Le gouvernement fédéral a déjà des programmes de soutien pour les entreprises touchées par la crise. Mais ils sont mal adaptés au secteur aérien dont le principal fardeau n’est pas la main-d’œuvre, mais les énormes coûts fixes engendrés par le remboursement des avions. Et même si ces appareils ne volent pas, il faut continuer leur onéreux entretien.

D’où les signaux d’ouverture récents à Ottawa pour une aide à ce secteur qui n’aurait rien d’exceptionnel. Le gouvernement allemand a injecté 9 milliards d’euros dans Lufthansa contre 20 % des actions. Air France a reçu un soutien de 7 milliards d’euros de son gouvernement. Washington a débloqué 25 milliards US pour ses entreprises aériennes. Hong Kong, Singapour, la Russie et bien d’autres ont fait la même chose.

En imitant l’Allemagne et avec des prises de participation minoritaires dans les entreprises aériennes, Ottawa pourrait éventuellement revendre ses parts quand le marché repartira, réalisant peut-être même un léger bénéfice. Cela permettrait aussi d’avoir un membre au conseil d’administration pour s’assurer que les sommes sont bien gérées.

Les entreprises préfèrent des prêts et des garanties de prêt, mais elles doivent se rappeler que ce sont elles qui sont ici en demande.

Dans tous les cas, Ottawa doit obtenir des conditions en échange de son soutien – et établir des mécanismes pour s’assurer qu’elles seront respectées.

Le fédéral a déjà fait savoir que son aide sera conditionnelle au remboursement des voyageurs qui ont perdu leurs billets à cause de la COVID-19. Les sommes en jeu sont colossales : environ 2,4 milliards pour Air Canada et 860 millions pour Air Transat. Mais c’est incontournable.

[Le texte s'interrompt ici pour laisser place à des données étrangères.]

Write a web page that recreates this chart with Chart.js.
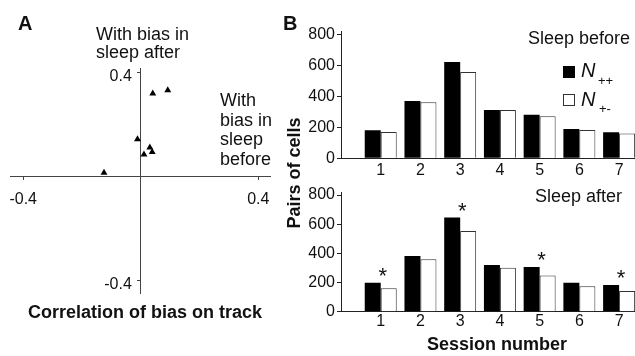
<!DOCTYPE html>
<html>
<head>
<meta charset="utf-8">
<script src="https://cdn.jsdelivr.net/npm/chart.js@4"></script>
<style>
  body { margin: 0; width: 635px; height: 356px; position: relative; overflow: hidden; background: #fff;
         font-family: "Liberation Sans", Arial, sans-serif; color: #111; }
  canvas { position: absolute; }
  .t { position: absolute; white-space: nowrap; font-size: 18px; line-height: 18px; }
  .b { font-weight: bold; }
  .box { position: absolute; width: 12px; height: 12px; box-sizing: border-box; }
</style>
</head>
<body>
<canvas id="corr" width="295" height="313" style="left:-10px;top:0"></canvas>
<canvas id="before" width="345" height="180" style="left:290px;top:0"></canvas>
<canvas id="after" width="345" height="160" style="left:290px;top:170px"></canvas>

<div class="t b" style="left:18px;top:13px;font-size:20px;line-height:20px">A</div>
<div class="t b" style="left:283px;top:13px;font-size:20px;line-height:20px">B</div>
<div class="t" style="left:96px;top:24.5px;line-height:18.5px">With bias in<br>sleep after</div>
<div class="t" style="left:220px;top:91.3px;line-height:19.5px">With<br>bias in<br>sleep<br>before</div>
<div class="t b" style="left:28px;top:303px">Correlation of bias on track</div>
<div class="t b" style="left:223.5px;top:163.5px;width:140px;text-align:center;transform:rotate(-90deg)">Pairs of cells</div>
<div class="t b" style="left:397px;top:334.8px;width:200px;text-align:center">Session number</div>
<div class="t" style="right:5px;top:28.8px">Sleep before</div>
<div class="t" style="left:535px;top:186.5px">Sleep after</div>

<div class="box" style="left:563px;top:66px;background:#000"></div>
<div class="t" style="left:581px;top:60.4px;font-size:20px;line-height:20px;font-style:italic">N</div>
<div class="t" style="left:598px;top:73.8px;font-size:13px;line-height:13px">++</div>
<div class="box" style="left:563px;top:94px;border:1px solid #333;background:#fff"></div>
<div class="t" style="left:581px;top:88.8px;font-size:20px;line-height:20px;font-style:italic">N</div>
<div class="t" style="left:599px;top:102px;font-size:13px;line-height:13px">+-</div>

<script>
// panel B: pairs of cells per recording session
const sessions = [1, 2, 3, 4, 5, 6, 7];
const beforePlusPlus = [181, 371, 623, 313, 282, 190, 169];
const beforePlusMinus = [170, 362, 558, 313, 272, 183, 160];
const afterPlusPlus = [199, 382, 645, 320, 306, 199, 183];
const afterPlusMinus = [160, 359, 553, 302, 249, 174, 142];
const starredSessions = [1, 3, 5, 7];
const countTicks = [0, 200, 400, 600, 800];

// panel A: correlation of track bias with sleep bias, one point per session
const corrBefore = [0.041, 0.092, -0.011, 0.031, 0.039, 0.011, -0.125];
const corrAfter = [0.319, 0.331, 0.143, 0.111, 0.094, 0.084, 0.014];
const corrTicks = [-0.4, 0.4];

const INK = "#111";
const AXIS = "#222";

Chart.defaults.font.family = "'Liberation Sans', Arial, sans-serif";
Chart.defaults.font.size = 16;
Chart.defaults.color = INK;
Chart.defaults.animation = false;
Chart.defaults.responsive = false;
Chart.defaults.devicePixelRatio = 1;
Chart.defaults.plugins.legend.display = false;
Chart.defaults.plugins.tooltip.enabled = false;

const setTicks = (values) => (axis) => {
  axis.ticks = values.map((v) => ({ value: v }));
};

// asterisks above the sessions where N++ and N+- differ
const starPlugin = {
  id: "stars",
  afterDatasetsDraw(chart, args, opts) {
    if (!opts.sessions) return;
    const meta = chart.getDatasetMeta(0);
    const ctx = chart.ctx;
    ctx.save();
    ctx.font = "22px 'Liberation Sans', Arial, sans-serif";
    ctx.fillStyle = INK;
    ctx.textAlign = "center";
    ctx.textBaseline = "middle";
    opts.sessions.forEach((s) => {
      const bar = meta.data[sessions.indexOf(s)];
      ctx.fillText("*", bar.x + bar.width / 2 + 2, bar.y - 6);
    });
    ctx.restore();
  },
};

function renderSessionChart(canvasId, plusPlus, plusMinus, layout) {
  return new Chart(document.getElementById(canvasId), {
    type: "bar",
    data: {
      labels: sessions,
      datasets: [
        { data: plusPlus, backgroundColor: "#000", borderColor: "#000", borderWidth: 0 },
        { data: plusMinus, backgroundColor: "#fff", borderColor: "#333", borderWidth: 1 },
      ],
    },
    options: {
      categoryPercentage: 0.805,
      barPercentage: 1,
      layout: { padding: { top: layout.top, left: 0, right: 0, bottom: 0 } },
      plugins: { stars: { sessions: layout.stars } },
      scales: {
        x: {
          type: "linear",
          offset: false,
          min: 0,
          max: 7.4,
          afterBuildTicks: setTicks(sessions),
          afterFit: (axis) => { axis.height = layout.xHeight; },
          grid: { display: false, drawTicks: false, offset: false },
          border: { color: AXIS, width: 1 },
          ticks: { padding: layout.xPad, color: INK },
        },
        y: {
          min: 0,
          max: 820,
          afterBuildTicks: setTicks(countTicks),
          afterFit: (axis) => { axis.width = 51; },
          grid: { drawOnChartArea: false, tickLength: 4, color: AXIS },
          border: { color: AXIS, width: 1 },
          ticks: { padding: 2, color: INK },
        },
      },
    },
    plugins: [starPlugin],
  });
}

renderSessionChart("before", beforePlusPlus, beforePlusMinus, { top: 31.6, xHeight: 21.7, xPad: 3, stars: null });
renderSessionChart("after", afterPlusPlus, afterPlusMinus, { top: 22.1, xHeight: 18.3, xPad: 0, stars: starredSessions });

new Chart(document.getElementById("corr"), {
  type: "scatter",
  data: {
    datasets: [{
      data: corrBefore.map((x, i) => ({ x, y: corrAfter[i] })),
      pointStyle: "triangle",
      radius: 4,
      backgroundColor: "#000",
      borderColor: "#000",
      borderWidth: 0,
    }],
  },
  options: {
    layout: { padding: { left: 20, right: 15, top: 68, bottom: 20 } },
    scales: {
      x: {
        type: "linear",
        position: { y: 0 },
        min: -0.445,
        max: 0.44,
        afterBuildTicks: setTicks(corrTicks),
        grid: { drawOnChartArea: false, tickLength: 3, color: "#444" },
        border: { color: "#444", width: 1 },
        ticks: { padding: 10.5, color: INK },
      },
      y: {
        type: "linear",
        position: { x: 0 },
        min: -0.448,
        max: 0.417,
        afterBuildTicks: setTicks(corrTicks),
        grid: { drawOnChartArea: false, tickLength: 3, color: "#444" },
        border: { color: "#444", width: 1 },
        ticks: { padding: 6, labelOffset: 4, color: INK, callback: (v) => v + "  " },
      },
    },
  },
});
</script>
</body>
</html>
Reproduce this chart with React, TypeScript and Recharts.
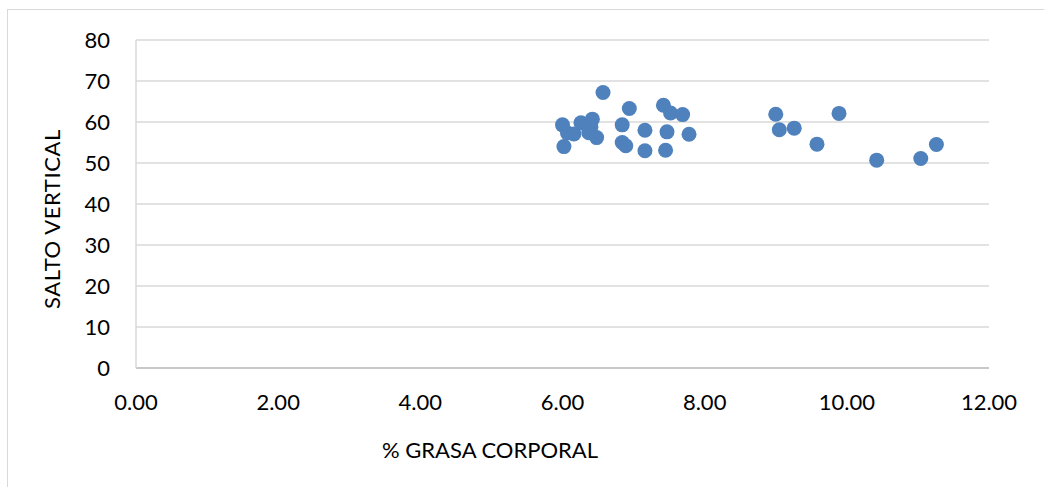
import { ScatterChart, Scatter, XAxis, YAxis, CartesianGrid, Label } from 'recharts'

// % grasa corporal (x) vs salto vertical (y)
const grasa = [
  6.57, 6.0, 6.02, 6.07, 6.16, 6.26, 6.42, 6.4, 6.37, 6.48,
  6.94, 6.84, 6.84, 6.89, 7.16, 7.16, 7.42, 7.52, 7.69, 7.47,
  7.45, 7.78, 9.0, 9.05, 9.26, 9.58, 9.89, 10.42, 11.04, 11.26,
]
const salto = [
  67.2, 59.3, 54.0, 57.3, 57.1, 59.8, 60.7, 58.8, 57.4, 56.2,
  63.3, 59.3, 55.0, 54.2, 58.0, 53.0, 64.1, 62.2, 61.8, 57.6,
  53.1, 57.0, 61.9, 58.1, 58.5, 54.6, 62.1, 50.7, 51.1, 54.5,
]
const xTicks = [0, 2, 4, 6, 8, 10, 12]
const yTicks = [0, 10, 20, 30, 40, 50, 60, 70, 80]

const points = grasa.map((x, i) => ({ x, y: salto[i] }))

const font = 'Lato, "Open Sans", sans-serif'
const tickStyle = { fill: '#000', fontSize: 22, fontFamily: font }

export default function App() {
  return (
    <div style={{ position: 'absolute', left: 0, top: 0, width: 1044, height: 487, background: '#fff', overflow: 'hidden' }}>
      <div style={{ position: 'absolute', left: 7, top: 9, width: 1100, height: 600, border: '1px solid #d9d9d9' }} />
      <ScatterChart width={1044} height={487} margin={{ top: 40, right: 55, bottom: 39, left: 66 }}>
        <CartesianGrid horizontal vertical={false} stroke="#d9d9d9" strokeWidth={1.5} />
        <XAxis
          type="number"
          dataKey="x"
          domain={[0, 12]}
          ticks={xTicks}
          tickFormatter={(v: number) => v.toFixed(2)}
          height={80}
          tickLine={false}
          tickSize={0}
          tickMargin={26}
          axisLine={{ stroke: '#bfbfbf', strokeWidth: 1.5 }}
          tick={tickStyle}
        >
          <Label
            content={() => (
              <text x={490} y={458} textAnchor="middle" fontSize={22} fontFamily={font} fill="#000">
                % GRASA CORPORAL
              </text>
            )}
          />
        </XAxis>
        <YAxis
          type="number"
          dataKey="y"
          domain={[0, 80]}
          ticks={yTicks}
          width={70}
          tickLine={false}
          tickSize={0}
          tickMargin={26}
          axisLine={{ stroke: '#d9d9d9', strokeWidth: 1.5 }}
          tick={tickStyle}
        >
          <Label
            content={() => (
              <text
                x={60}
                y={219}
                transform="rotate(-90 60 219)"
                textAnchor="middle"
                fontSize={22}
                letterSpacing={0.6}
                fontFamily={font}
                fill="#000"
              >
                SALTO VERTICAL
              </text>
            )}
          />
        </YAxis>
        <Scatter
          data={points}
          fill="#4f81bd"
          isAnimationActive={false}
          shape={(p: any) => <circle cx={p.cx} cy={p.cy} r={7.5} fill="#4f81bd" />}
        />
      </ScatterChart>
    </div>
  )
}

PHOTO DAVID BOILY, ARCHIVES LA PRESSE

« Le gouvernement fédéral a déjà des programmes de soutien pour les entreprises touchées par la crise, mais ils sont mal adaptés au secteur aérien », écrit notre éditorialiste.

Même chose pour la reprise des vols régionaux, dont l’arrêt a isolé un grand nombre de communautés – parlez-en aux citoyens de Gaspé, de Baie-Comeau et de Val-d’Or.

Précisons finalement qu’alors qu’on parle de reprise verte, injecter des fonds publics dans des entreprises polluantes crée un malaise. Le gouvernement français a exigé des gains environnementaux d’Air France en échange de son aide. Cette avenue est certainement à explorer chez nous.

Sauver les entreprises aériennes du naufrage est dans l’intérêt du pays. Mais le fédéral a l’obligation de s’assurer que cet argent sera déployé de façon à maximiser les retombées pour les Canadiens. Pas pour les actionnaires ou les dirigeants.